“Je freier die Gesellschaft, desto deutlicher treten manche Geschlechterunterschiede hervor.“

Rainer Brüderle könnte sicher auch ein Dirndl füllen, und Christian Lindner beginnt mittlerweile jeden Tag mit Volker Wissing – nicht wie Sie jetzt denken. Ja, die verbalen Ausrutscher amtierender und Ex-FDP-Vorsitzender lassen die Partei nicht gerade als feministisches Bollwerk erscheinen. Doch die zuletzt auf dieser Seite zu lesende Ansicht, dass Niedersachsens Junge Liberale (JuLis) mit ihrem Grundlagenprogramm zum liberalen Feminismus auf das falsche Pferd setzen, weil diese Themen nicht zusammenpassen, vermittelt ein schiefes Bild von Feminismus (und Liberalismus).

Denn „der“ Feminismus ist keine einheitliche Bewegung, wie die Zuschreibung als „Sache der Grünen“ im erwähnten Kommentar nahelegt. Das belegt die Kontroverse um das Kopftuch und den Umgang mit Frauenfeindlichkeit in anderen Kulturen, wo die feministische Ikone Alice Schwarzer sich jüngeren, identitätspolitischen Aktivistinnen gegenübersieht. Ähnliche Konflikte gibt es um Transsexualität und die Bedeutung des biologischen Geschlechts, was zu einer regelrechten feministischen Hasskampagne gegen die Autorin der Harry-Potter-Romane und klassische Feministin Joanne K. Rowling geführt hat.

Vor allem kann Feminismus sich in seinen Methoden danach unterscheiden, ob er nach Gleichheit der Ergebnisse oder Gleichheit der Chancen strebt. Denn das Erste folgt keinesfalls zwangsläufig aus dem Zweiten. So ist etwa in den egalitären Gesellschaften Skandinaviens der Anteil der Frauen im Ingenieurwesen deutlich geringer als in den kaum als Leuchttürme der Gleichberechtigung bekannten Ländern Marokko, Oman oder Myanmar. Je freier die Gesellschaft, desto deutlicher treten manche Geschlechterunterschiede hervor – was den Schluss nahelegt, dass hier biologische Faktoren eine Rolle spielen.
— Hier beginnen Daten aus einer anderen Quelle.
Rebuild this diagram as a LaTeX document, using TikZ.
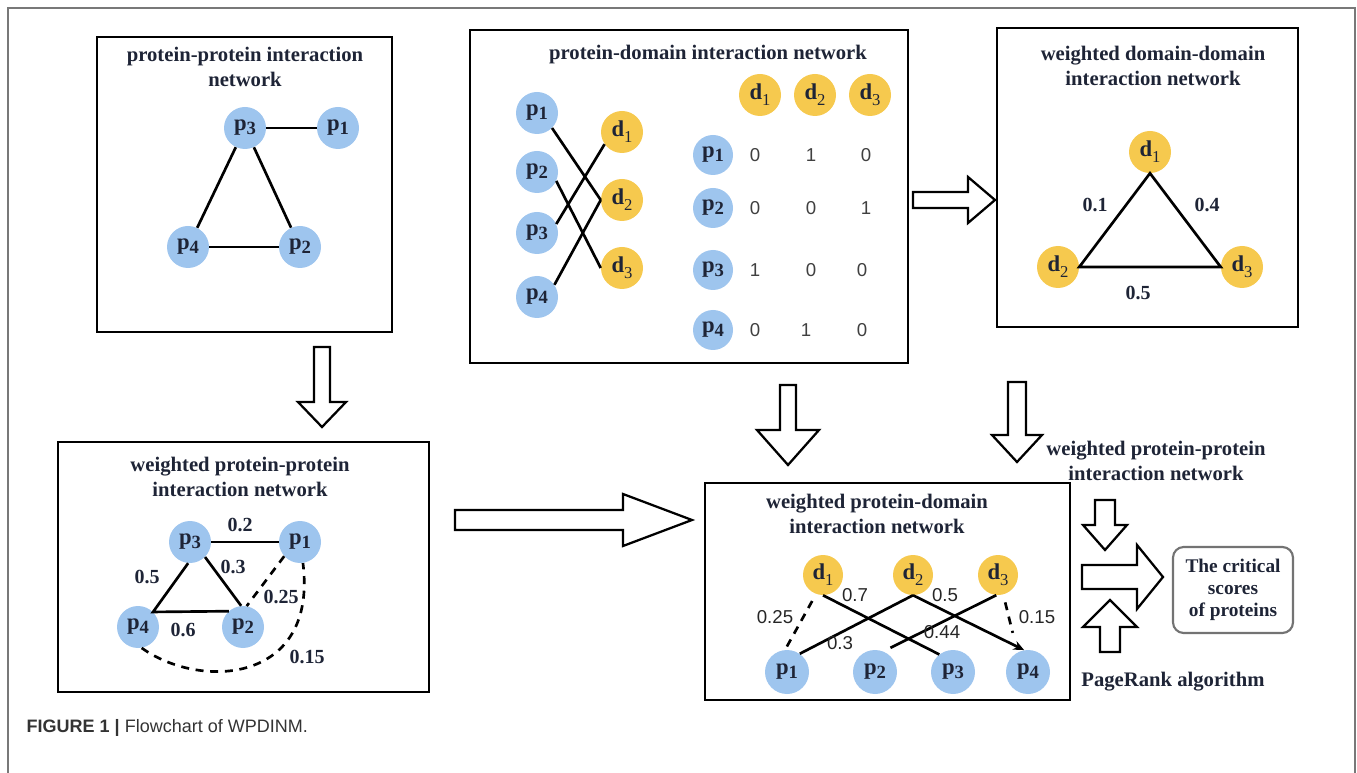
\documentclass[tikz,border=0pt]{standalone}
\usepackage{fontspec}
\setmainfont{Liberation Serif}
\setsansfont{Liberation Sans}
\usetikzlibrary{arrows.meta}

\definecolor{pblue}{RGB}{158,197,238}
\definecolor{dyellow}{RGB}{246,201,78}
\definecolor{ink}{RGB}{30,36,54}
\definecolor{framegray}{RGB}{120,120,120}

% node labels: protein p_i and domain d_j
\newcommand\pname[1]{\textbf{p}\raisebox{-0.3ex}{\fontsize{14}{14}\selectfont\bfseries #1}}
\newcommand\dname[1]{\textbf{d}\raisebox{-0.6ex}{\fontsize{12.5}{12.5}\selectfont #1}}

% hollow block arrow: tail point, direction, length, head length, shaft half width, head half width
\newcommand\blockarrow[6]{%
  \draw[barrow, shift={(#1)}, rotate=#2]
    (0,-#5) -- ({#3-#4},-#5) -- ({#3-#4},-#6) -- (#3,0)
    -- ({#3-#4},#6) -- ({#3-#4},#5) -- (0,#5) -- cycle;}

\tikzset{
  panel/.style={draw=black, line width=2.2pt},
  title/.style={font=\bfseries\fontsize{15.5}{18.5}\selectfont, text=ink, align=center},
  pnode/.style={circle, fill=pblue, minimum size=31.5pt, inner sep=0pt,
                font=\fontsize{17}{17}\selectfont, text=ink},
  dnode/.style={circle, fill=dyellow, minimum size=31.5pt, inner sep=0pt,
                font=\fontsize{17}{17}\selectfont, text=ink},
  edge/.style={line width=2pt, draw=black},
  dedge/.style={edge, dash pattern=on 6pt off 5pt},
  wlab/.style={font=\bfseries\fontsize{15}{15}\selectfont, text=ink},
  slab/.style={font=\sffamily\fontsize{14}{14}\selectfont, text=black!85},
  mval/.style={font=\sffamily\fontsize{14}{14}\selectfont, text=black!75},
  barrow/.style={draw=black, line width=1.7pt, fill=white, line join=miter},
}

\begin{document}
\begin{tikzpicture}[x=0.75pt, y=-0.75pt]
\useasboundingbox (0,0) rectangle (1357,773);

% figure frame
\draw[framegray, line width=1.2pt] (8,773) -- (8,8) -- (1355,8) -- (1355,773);

% ---------- protein-protein interaction network ----------
\draw[panel] (97,37) rectangle (392,332);
\node[title] (ta) at (245,67) {protein-protein interaction\\network};
\node[pnode] (a3) at (245,128) {\pname{3}};
\node[pnode] (a1) at (338,128) {\pname{1}};
\node[pnode] (a4) at (188,247) {\pname{4}};
\node[pnode] (a2) at (300,247) {\pname{2}};
\draw[edge] (a3) -- (a1);
\draw[edge] (a3) -- (a4);
\draw[edge] (a3) -- (a2);
\draw[edge] (a4) -- (a2);

% ---------- protein-domain interaction network ----------
\draw[panel] (470,30) rectangle (908,363);
\node[title] (tb) at (708,55) {protein-domain interaction network};
\node[pnode] (bp1) at (537,113) {\pname{1}};
\node[pnode] (bp2) at (537,172) {\pname{2}};
\node[pnode] (bp3) at (537,233) {\pname{3}};
\node[pnode] (bp4) at (537,297) {\pname{4}};
\node[dnode] (bd1) at (622,132) {\dname{1}};
\node[dnode] (bd2) at (622,200) {\dname{2}};
\node[dnode] (bd3) at (622,268) {\dname{3}};
\draw[edge] (bp1.-45) -- (bd2.west);
\draw[edge] (bp2.-25) -- (bd3.west);
\draw[edge] (bp3.25) -- (bd1.-145);
\draw[edge] (bp4.35) -- (bd2.west);

% incidence matrix
\node[dnode] (md1) at (760,95) {\dname{1}};
\node[dnode] (md2) at (815,95) {\dname{2}};
\node[dnode] (md3) at (870,95) {\dname{3}};
\node[pnode, minimum size=30pt] (mp1) at (713,155) {\pname{1}};
\node[pnode, minimum size=30pt] (mp2) at (713,208) {\pname{2}};
\node[pnode, minimum size=30pt] (mp3) at (713,270) {\pname{3}};
\node[pnode, minimum size=30pt] (mp4) at (713,330) {\pname{4}};
\node[mval] (m11) at (755,155) {0};
\node[mval] (m12) at (811,155) {1};
\node[mval] (m13) at (866,155) {0};
\node[mval] (m21) at (755,208) {0};
\node[mval] (m22) at (811,208) {0};
\node[mval] (m23) at (866,208) {1};
\node[mval] (m31) at (755,270) {1};
\node[mval] (m32) at (811,270) {0};
\node[mval] (m33) at (862,270) {0};
\node[mval] (m41) at (755,330) {0};
\node[mval] (m42) at (806,330) {1};
\node[mval] (m43) at (862,330) {0};

% ---------- weighted domain-domain interaction network ----------
\draw[panel] (997,28) rectangle (1298,327);
\node[title] (tc) at (1153,66) {weighted domain-domain\\interaction network};
\node[dnode] (cd1) at (1150,152) {\dname{1}};
\node[dnode] (cd2) at (1058,267) {\dname{2}};
\node[dnode] (cd3) at (1242,267) {\dname{3}};
\draw[edge, line join=miter] (cd1.south) -- (cd2.east) -- (cd3.west) -- cycle;
\node[wlab] (w1) at (1095,205) {0.1};
\node[wlab] (w2) at (1207,205) {0.4};
\node[wlab] (w3) at (1138,293) {0.5};

% ---------- weighted protein-protein interaction network ----------
\draw[panel] (58,442) rectangle (429,692);
\node[title] (td) at (240,477) {weighted protein-protein\\interaction network};
\node[pnode] (dp3) at (190,542) {\pname{3}};
\node[pnode] (dp1) at (300,542) {\pname{1}};
\node[pnode] (dp4) at (138,627) {\pname{4}};
\node[pnode] (dp2) at (243,627) {\pname{2}};
\draw[edge] (dp3.east) -- (dp1.west);
\draw[edge] (dp3.-95) -- (dp4.45) -- (dp2.132);
\draw[edge] (dp3.-45) -- (dp2.95);
\draw[dedge] (dp1.222) -- (dp2.80);
\draw[dedge] (dp4.-80) .. controls (200,690) and (318,684) .. (dp1.-82);
\node[wlab] (v1) at (240,525) {0.2};
\node[wlab] (v2) at (233,567) {0.3};
\node[wlab] (v3) at (147,577) {0.5};
\node[wlab] (v4) at (281,597) {0.25};
\node[wlab] (v5) at (183,630) {0.6};
\node[wlab] (v6) at (307,657) {0.15};

% ---------- weighted protein-domain interaction network ----------
\draw[panel] (705,483) rectangle (1070,700);
\node[title] (te) at (877,514) {weighted protein-domain\\interaction network};
\node[dnode, minimum size=30pt] (ed1) at (823,575) {\dname{1}};
\node[dnode, minimum size=30pt] (ed2) at (913,575) {\dname{2}};
\node[dnode, minimum size=30pt] (ed3) at (998,575) {\dname{3}};
\node[pnode, minimum size=33pt] (ep1) at (787,672) {\pname{1}};
\node[pnode, minimum size=33pt] (ep2) at (875,672) {\pname{2}};
\node[pnode, minimum size=33pt] (ep3) at (953,672) {\pname{3}};
\node[pnode, minimum size=33pt] (ep4) at (1028,672) {\pname{4}};
\draw[edge] (ed1.south) -- (ep3.128);
\draw[dedge, shorten <=6pt] (ed1.-110) -- (ep1.95);
\draw[edge] (ed2.south) -- (ep1.55);
\draw[edge, -{Stealth[length=8pt,width=7pt]}] (ed2.south) -- (ep4.100);
\draw[edge, shorten >=6pt] (ed3.-95) -- (ep2.68);
\draw[dedge, shorten <=6pt, shorten >=15pt] (ed3.-75) -- (ep4.118);
\node[slab] (u1) at (855,595) {0.7};
\node[slab] (u2) at (945,595) {0.5};
\node[slab] (u3) at (775,617) {0.25};
\node[slab] (u4) at (1037,617) {0.15};
\node[slab] (u5) at (942,632) {0.44};
\node[slab] (u6) at (840,643) {0.3};

% ---------- result ----------
\node[title] (tf) at (1156,461) {weighted protein-protein\\interaction network};
\node[draw=black!55, line width=1.6pt, rounded corners=8pt,
      minimum width=90pt, minimum height=64.5pt, align=center,
      font=\bfseries\fontsize{14.5}{16.5}\selectfont, text=ink] (scores)
      at (1233,590) {The critical\\scores\\of proteins};
\node[title] (pr) at (1173,682) {PageRank algorithm};

% ---------- flow arrows ----------
\blockarrow{913,200}{0}{82}{27}{8}{23}
\blockarrow{322,347}{-90}{80}{25}{8}{24}
\blockarrow{455,520}{0}{237}{69}{10}{26}
\blockarrow{788,385}{-90}{80}{35}{8}{31}
\blockarrow{1017,382}{-90}{80}{27}{9}{25}
\blockarrow{1105,500}{-90}{50}{25}{10}{22}
\blockarrow{1082,577}{0}{81}{26}{12}{32}
\blockarrow{1110,652}{90}{52}{27}{10}{27}

% caption
\node[anchor=west, font=\sffamily\fontsize{13.5}{15}\selectfont, text=black!80] (caption)
  at (22,728) {\textbf{FIGURE 1 |} Flowchart of WPDINM.};
\end{tikzpicture}
\end{document}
Ähnliches gilt für das Streben nach Führungspositionen. Im Deutschlandfunk beklagte der Präsident der Helmholtz-Gemeinschaft, Otmar Wiestler, vor einigen Jahren fast verzweifelt, dass Frauen im Biologie-Studium und bei den Promotionen die Mehrheit stellten und auf Postdoc-Positionen etwa zu 50 Prozent vertreten seien. Doch für Professuren und andere leitende Positionen im Wissensmanagement gebe es kaum weibliche Bewerber. Warum? Diese Stellen werden ab Mitte 30 relevant, ein Lebensabschnitt, in dem sich viele Frauen, auch solche mit einem Doktor in Biotechnologie oder Astrophysik, für Kinder und gegen Karriere entscheiden.

Verpflichtende Quoten und Gendersterne und -sterninnen werden auf diese Entscheidungen keinen Einfluss haben. Aufgabe von Politik muss es vielmehr sein, die Frauen zu unterstützen, die Karriere mit Kindern wollen, und sich ansonsten an den Grundsatz des liberalen Feminismus halten: „Er fordert dann keine Ergebnisgleichheit unter den Geschlechtern, wenn eine bestehende Ergebnisungleichheit Folge tatsächlich selbstbestimmter Entscheidungen des Individuums ist.“ In dieser Hinsicht können die „Profis“ der Grünen vielleicht noch etwas von den JuLis lernen.